Market may be disappointed over 1st tranche of PSBS recaps:

The latest PSBS recaps injection through a combination of non-SLR bonds & cash were just one step in the long process to clean up India's bad debt, and that the lenders' final capital position will also depend on how they undertake the central bank's directive to take nearly 40 large corporate loan defaulters to bankruptcy proceedings, which will likely involve haircuts on their loans; the current recaps amount may be too little & too late, although rating agencies has termed it credit positive for the PSBS.

Both Moody’s and S&P termed capital for Indian banks is a step towards stronger balance sheets; India's capital infusion into PSU banks is credit positive.

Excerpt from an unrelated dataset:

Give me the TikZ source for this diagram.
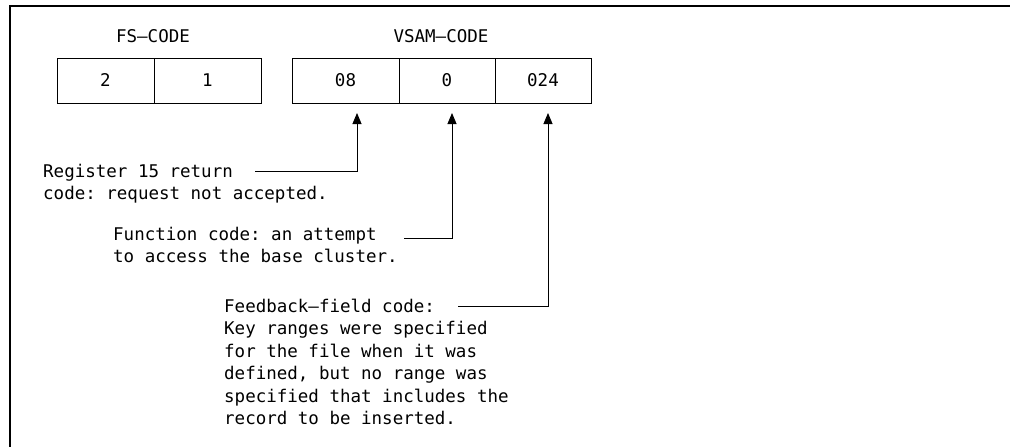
\documentclass[tikz,border=0pt]{standalone}
\usepackage{fontspec}
\setmainfont{DejaVu Sans Mono}
\frenchspacing
\usetikzlibrary{arrows.meta}
\tikzset{
  cell/.style={draw, line width=0.9pt, minimum height=45pt, inner sep=0pt, outer sep=0pt},
  fieldlabel/.style={inner sep=0pt},
  note/.style={align=left, anchor=north west, inner sep=0pt},
  lead/.style={line width=0.9pt, -{Triangle[length=11pt,width=9pt]}},
  frameline/.style={line width=2pt}
}
\begin{document}
\begin{tikzpicture}[x=1pt,y=-1pt,
  every node/.style={font=\fontsize{17.5}{22.4}\selectfont}]
\useasboundingbox (0,0) rectangle (1010,447);

% open frame: top and left edges only
\draw[frameline] (1010,6) -- (10,6) -- (10,447);

% field headings
\node[fieldlabel] (fs) at (153,36) {FS—CODE};
\node[fieldlabel] (vsam) at (441,36) {VSAM—CODE};

% FS-CODE cells
\node[cell, minimum width=97pt]  (fs2) at (105.5,80.5) {2};
\node[cell, minimum width=107pt] (fs1) at (207.5,80.5) {1};

% VSAM-CODE cells
\node[cell, minimum width=107pt] (c08)  at (345.5,80.5) {08};
\node[cell, minimum width=96pt]  (c0)   at (447,80.5)   {0};
\node[cell, minimum width=96pt]  (c024) at (543,80.5)   {024};

% explanations
\node[note] (reg) at (43,164) {Register 15 return\\code: request not accepted.};
\node[note] (fun) at (113,227) {Function code: an attempt\\to access the base cluster.};
\node[note] (fbk) at (224,299) {Feedback—field code:\\Key ranges were specified\\for the file when it was\\defined, but no range was\\specified that includes the\\record to be inserted.};

% leader start points and arrow tips
\coordinate (r0) at (255,171);
\coordinate (f0) at (404,238);
\coordinate (k0) at (458,306);
\coordinate (t08) at (357,113);
\coordinate (t0) at (452,113);
\coordinate (t024) at (548,113);

\draw[lead] (r0) -| (t08);
\draw[lead] (f0) -| (t0);
\draw[lead] (k0) -| (t024);
\end{tikzpicture}
\end{document}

As par some trial balloon, for FY-19 budget, infra spending may rise nearly 25% to about Rs. 5 tln in 2018-19; power, roads & highways, renewable energy may get spending fillip; expect hike on electricity-for-all scheme ‘Saubhagya Yojna’; expect tax rationalization for infrastructure investment trusts and personal income tax for middle class group; corporate tax may not be tinkered too much this year.

After market hours, Government announced an upbeat revenue collection figure of GST for Dec’17 at Rs.0.87 tln, which may be a positive surprise, considering tax rate revisions.

Today Nifty was helped mostly by ICICI Bank, HDFC Bank, VEDL, L&T, Axis Bank, IBULLS HSG, Kotak Bank, IOC, Ultratech Cement & Indusind Bank by around 30 points cumulatively (top ten contributors).

Nifty was mostly dragged by SBI, TCS, UPL, Adani Ports, Maruti, Infy, Bajaj Fin, Auro Pharma, Hero Motors & Tata Motors by almost 38 points altogether (top ten draggers).

Overall, Indian market today was supported by Private Banks (disappointed recaps for large PSBS will help private banks to capture more corporate lending share), financials, metals (higher metal prices on slump in USD), while dragged by PSBS, auto makers, FMCG, techs, media, pharma, reality, infra, energies & consumption stocks.

Overall Q4 report card till day may be also mixed and not a great surprise to justify the lofty valuation.